What is CQL?
The Corpus Query Language is a special code or query language used in Sketch Engine to search for complex grammatical or lexical patterns or to use search criteria which cannot be set using the standard user interface.
Where is CQL used?
CQL is only used in the concordance search with the CQL options selected.
CQL? Regular expressions? Wild cards?
All three can be used in Sketch Engine.
- CQL
Corpus Query Language - CQL is used to set criteria for positions or tokens, i.e. words, lemmas, tags, lempos, lc etc.
- REGular EXpressions
- REGEX set criteria for strings of characters and can be used inside the CQL code or for filtering word lists.
- wild cards
- A simple convention to use the question mark (?) for any unspecified character and the asterisk (*) for any number of unspecified characters.
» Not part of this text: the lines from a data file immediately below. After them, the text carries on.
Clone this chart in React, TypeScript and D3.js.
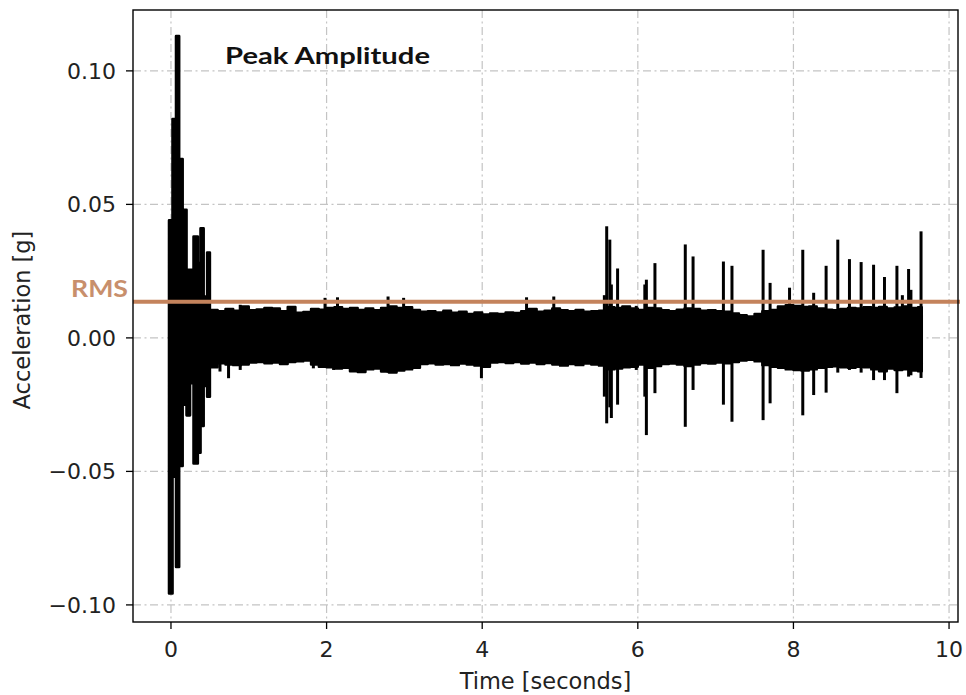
import React from 'react';
import * as d3 from 'd3';

const W = 966;
const H = 695;

const xTicks = [0, 2, 4, 6, 8, 10];
const xTickLabels = ['0', '2', '4', '6', '8', '10'];
const yTicks = [-0.1, -0.05, 0.0, 0.05, 0.1];
const yTickLabels = ['\u22120.10', '\u22120.05', '0.00', '0.05', '0.10'];

const rmsValue = 0.0135;

// initial impact burst (step envelope)
const burstTime = [-0.025, 0.02, 0.065, 0.105, 0.15, 0.2, 0.245, 0.29, 0.345, 0.38, 0.42, 0.465, 0.5];
const burstUpper = [0.044, 0.082, 0.113, 0.067, 0.048, 0.0255, 0.0255, 0.038, 0.028, 0.041, 0.0155, 0.032, 0.032];
const burstLower = [-0.0957, -0.052, -0.0858, -0.048, -0.025, -0.029, -0.017, -0.047, -0.043, -0.033, -0.018, -0.022, -0.022];

// background vibration envelope
const noiseTime = [
  0.5, 0.6, 0.7, 0.8, 0.9, 1.0, 1.1, 1.2, 1.3, 1.4, 1.5, 1.6, 1.7, 1.8, 1.9,
  2.0, 2.1, 2.2, 2.3, 2.4, 2.5, 2.6, 2.7, 2.8, 2.9, 3.0, 3.1, 3.2, 3.3, 3.4,
  3.5, 3.6, 3.7, 3.8, 3.9, 4.0, 4.1, 4.2, 4.3, 4.4, 4.5, 4.6, 4.7, 4.8, 4.9,
  5.0, 5.1, 5.2, 5.3, 5.4, 5.5, 5.6, 5.7, 5.8, 5.9, 6.0, 6.1, 6.2, 6.3, 6.4,
  6.5, 6.6, 6.7, 6.8, 6.9, 7.0, 7.1, 7.2, 7.3, 7.4, 7.5, 7.6, 7.7, 7.8, 7.9,
  8.0, 8.1, 8.2, 8.3, 8.4, 8.5, 8.6, 8.7, 8.8, 8.9, 9.0, 9.1, 9.2, 9.3, 9.4,
  9.5, 9.6, 9.65,
];
const noiseUpper = [
  0.0105, 0.01, 0.0108, 0.0102, 0.0118, 0.0104, 0.0107, 0.0112, 0.011, 0.01, 0.0116, 0.0094, 0.0097, 0.0108, 0.0106,
  0.0112, 0.0115, 0.0108, 0.0112, 0.0105, 0.011, 0.0104, 0.0112, 0.0118, 0.0112, 0.0115, 0.0105, 0.0098, 0.01, 0.0095,
  0.0102, 0.0094, 0.0098, 0.009, 0.0095, 0.0088, 0.0092, 0.009, 0.0095, 0.0093, 0.01, 0.0108, 0.0098, 0.0102, 0.011,
  0.0104, 0.01, 0.0105, 0.0098, 0.01, 0.0102, 0.0115, 0.0112, 0.0118, 0.011, 0.0105, 0.0112, 0.011, 0.0104, 0.01,
  0.0106, 0.011, 0.0108, 0.0102, 0.0104, 0.01, 0.0098, 0.0092, 0.0085, 0.008, 0.009, 0.01, 0.0105, 0.0118, 0.0122,
  0.012, 0.0116, 0.0118, 0.011, 0.0106, 0.0104, 0.0108, 0.0112, 0.011, 0.0115, 0.0112, 0.0116, 0.011, 0.0114, 0.0118,
  0.0112, 0.0115, 0.0115,
];
const noiseLower = [
  -0.011, -0.0095, -0.01, -0.0102, -0.01, -0.0092, -0.009, -0.0095, -0.0092, -0.0098, -0.009, -0.0088, -0.0085, -0.01, -0.0108,
  -0.011, -0.0115, -0.0112, -0.0125, -0.0128, -0.0118, -0.0115, -0.0126, -0.013, -0.0122, -0.0118, -0.0112, -0.0098, -0.0095, -0.01,
  -0.0098, -0.0102, -0.0096, -0.01, -0.0104, -0.0108, -0.0092, -0.009, -0.0094, -0.009, -0.0096, -0.0092, -0.0098, -0.0094, -0.01,
  -0.0104, -0.0098, -0.0102, -0.0096, -0.01, -0.0104, -0.0118, -0.0115, -0.011, -0.0108, -0.01, -0.0112, -0.0105, -0.0098, -0.0096,
  -0.01, -0.0105, -0.01, -0.0094, -0.0096, -0.0092, -0.0095, -0.009, -0.0085, -0.0082, -0.0088, -0.0102, -0.0108, -0.0112, -0.0118,
  -0.012, -0.0122, -0.0118, -0.0112, -0.0108, -0.0106, -0.011, -0.0112, -0.0108, -0.011, -0.0118, -0.0125, -0.0115, -0.012, -0.0118,
  -0.0122, -0.0125, -0.0125,
];

// individual spikes
const spikeTime = [
  0.63, 0.74, 0.89, 1.83, 1.98, 2.09, 2.14, 2.79, 2.99, 3.99, 4.57, 4.92,
  5.57, 5.6, 5.64, 5.66, 5.74, 5.98, 6.09, 6.11, 6.22, 6.61, 6.71, 7.1, 7.21, 7.61, 7.7, 7.95,
  8.12, 8.26, 8.42, 8.57, 8.72, 8.87, 9.03, 9.17, 9.33, 9.4, 9.48, 9.51, 9.64,
];
const spikeUpper = [
  0.009, 0.01, 0.0124, 0.01, 0.015, 0.011, 0.0152, 0.0155, 0.015, 0.009, 0.0152, 0.0155,
  0.016, 0.0418, 0.0368, 0.02, 0.026, 0.012, 0.02, 0.0218, 0.028, 0.035, 0.0305, 0.0286, 0.027, 0.033, 0.0206, 0.0188,
  0.033, 0.0169, 0.027, 0.0368, 0.0295, 0.0284, 0.0274, 0.0228, 0.027, 0.016, 0.0258, 0.018, 0.0399,
];
const spikeLower = [
  -0.0126, -0.0151, -0.012, -0.0114, -0.01, -0.012, -0.011, -0.013, -0.012, -0.0151, -0.009, -0.01,
  -0.022, -0.032, -0.026, -0.03, -0.025, -0.012, -0.022, -0.0364, -0.0207, -0.0333, -0.0195, -0.025, -0.0314, -0.0308, -0.0245, -0.012,
  -0.029, -0.0214, -0.0205, -0.013, -0.012, -0.013, -0.0158, -0.0158, -0.0207, -0.012, -0.0145, -0.014, -0.015,
];

const AX = { left: 133, right: 958, top: 10, bottom: 622 };
const RMS_COLOR = '#c4835c';
const GRID_COLOR = '#c4c4c4';
const FONT = "'DejaVu Sans', 'Open Sans', sans-serif";

export default function App() {
  const x = d3.scaleLinear().domain([-0.488, 10.115]).range([AX.left, AX.right]);
  const y = d3.scaleLinear().domain([-0.1064, 0.1228]).range([AX.bottom, AX.top]);

  const makeArea = (t: number[], hi: number[], lo: number[]) =>
    d3
      .area<number>()
      .x((i) => x(t[i]))
      .y0((i) => y(lo[i]))
      .y1((i) => y(hi[i]))
      .curve(d3.curveStepAfter)(d3.range(t.length)) || '';

  const burstPath = makeArea(burstTime, burstUpper, burstLower);
  const noisePath = makeArea(noiseTime, noiseUpper, noiseLower);

  return (
    <svg
      width={W}
      height={H}
      viewBox={`0 0 ${W} ${H}`}
      style={{ position: 'absolute', left: 0, top: 0, background: '#fff' }}
    >
      <rect x={0} y={0} width={W} height={H} fill="#fff" />
      <defs>
        <clipPath id="plotClip">
          <rect x={AX.left} y={AX.top} width={AX.right - AX.left} height={AX.bottom - AX.top} />
        </clipPath>
      </defs>

      {/* grid */}
      <g stroke={GRID_COLOR} strokeWidth={1.2} strokeDasharray="8,3.5,2,3.5" fill="none">
        {xTicks.map((t) => (
          <line key={'gx' + t} x1={x(t)} x2={x(t)} y1={AX.top} y2={AX.bottom} />
        ))}
        {yTicks.map((t) => (
          <line key={'gy' + t} x1={AX.left} x2={AX.right} y1={y(t)} y2={y(t)} />
        ))}
      </g>

      {/* signal */}
      <g clipPath="url(#plotClip)">
        <path d={burstPath} fill="#000" stroke="#000" strokeWidth={2.6} strokeLinejoin="round" />
        <path d={noisePath} fill="#000" stroke="#000" strokeWidth={2.4} strokeLinejoin="round" />
        <g stroke="#000" strokeWidth={3}>
          {spikeTime.map((t, i) => (
            <line key={'sp' + i} x1={x(t)} x2={x(t)} y1={y(spikeLower[i])} y2={y(spikeUpper[i])} />
          ))}
        </g>
      </g>

      {/* RMS line */}
      <line x1={AX.left} x2={W - 6} y1={y(rmsValue)} y2={y(rmsValue)} stroke={RMS_COLOR} strokeWidth={4} />

      {/* frame */}
      <rect
        x={AX.left}
        y={AX.top}
        width={AX.right - AX.left}
        height={AX.bottom - AX.top}
        fill="none"
        stroke="#000"
        strokeWidth={1.4}
      />

      {/* ticks */}
      <g stroke="#000" strokeWidth={1.3}>
        {xTicks.map((t) => (
          <line key={'tx' + t} x1={x(t)} x2={x(t)} y1={AX.bottom} y2={AX.bottom + 7} />
        ))}
        {yTicks.map((t) => (
          <line key={'ty' + t} x1={AX.left - 7} x2={AX.left} y1={y(t)} y2={y(t)} />
        ))}
      </g>

      <g fontFamily={FONT} fontSize={22} fill="#222">
        {xTicks.map((t, i) => (
          <text key={'lx' + t} x={x(t)} y={657} textAnchor="middle">
            {xTickLabels[i]}
          </text>
        ))}
        {yTicks.map((t, i) => (
          <text key={'ly' + t} x={116} y={y(t)} dy="0.36em" textAnchor="end">
            {yTickLabels[i]}
          </text>
        ))}
        <text x={(AX.left + AX.right) / 2} y={689} textAnchor="middle" fontSize={22.5}>
          Time [seconds]
        </text>
        <text
          transform={`translate(30, ${(AX.top + AX.bottom) / 2 + 4}) rotate(-90)`}
          textAnchor="middle"
          fontSize={22.5}
        >
          Acceleration [g]
        </text>
      </g>

      <text
        x={225}
        y={64}
        fontFamily="Lato, 'Open Sans', sans-serif"
        fontWeight={700}
        fontSize={23}
        fill="#111"
        textLength={205}
        lengthAdjust="spacingAndGlyphs"
      >
        Peak Amplitude
      </text>
      <text
        x={71}
        y={297}
        fontFamily="Lato, 'Open Sans', sans-serif"
        fontWeight={700}
        fontSize={23}
        fill="#c88f6c"
        textLength={57}
        lengthAdjust="spacingAndGlyphs"
      >
        RMS
      </text>
    </svg>
  );
}
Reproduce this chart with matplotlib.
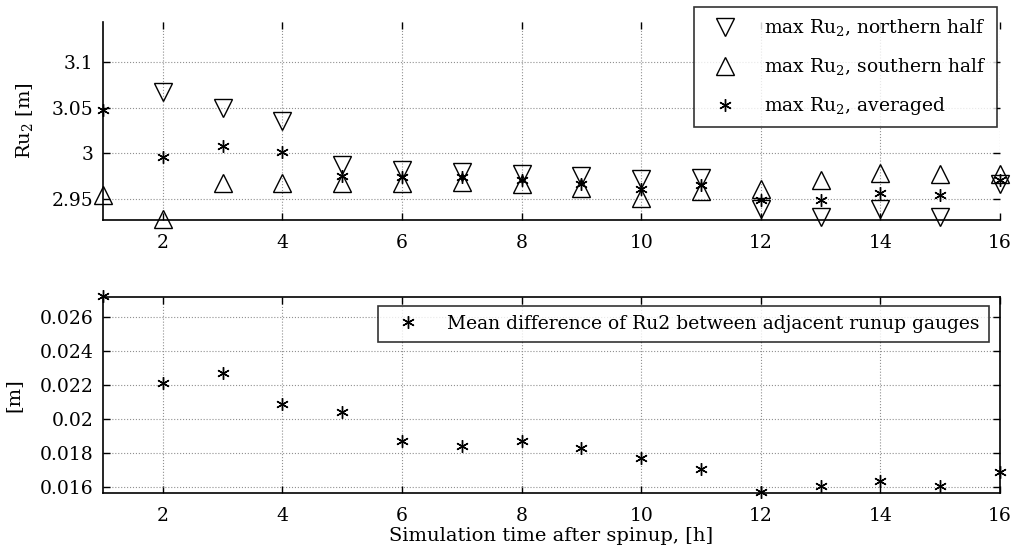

Wild cards only work in the Simple concordance search.
VIDEO LESSON
from our YouTube channel
CQL | regular expressions | wild cards | |
---|---|---|---|
purpose | to set conditions for tokens (words), e.g. find words which are nouns followed by a preposition | to set conditions for character strings such as words or tags, e.g. find all words starting with letters br- or find all words whose tag starts with letter N | simple system with limited options to search for text |
where to use it | in concordance search with the CQL option (for advanced users) in Word Sketch Grammar in Term Grammar | in concordance search with these options: lemma, word, phrase, character (not in simple query!) inside the CQL code in word Lists and n-grams to only find required patterns | only in the simple concordance search |
The language was developed at the Corpora and Lexicons group, IMS, University of Stuttgart in the early 1990s, see IMS Corpus Workbench. The CQL as used in Sketch Engine is an extension to the original language and varies in several ways. This documentation describes the CQL as implemented in manatee 2.122 (released April 2015).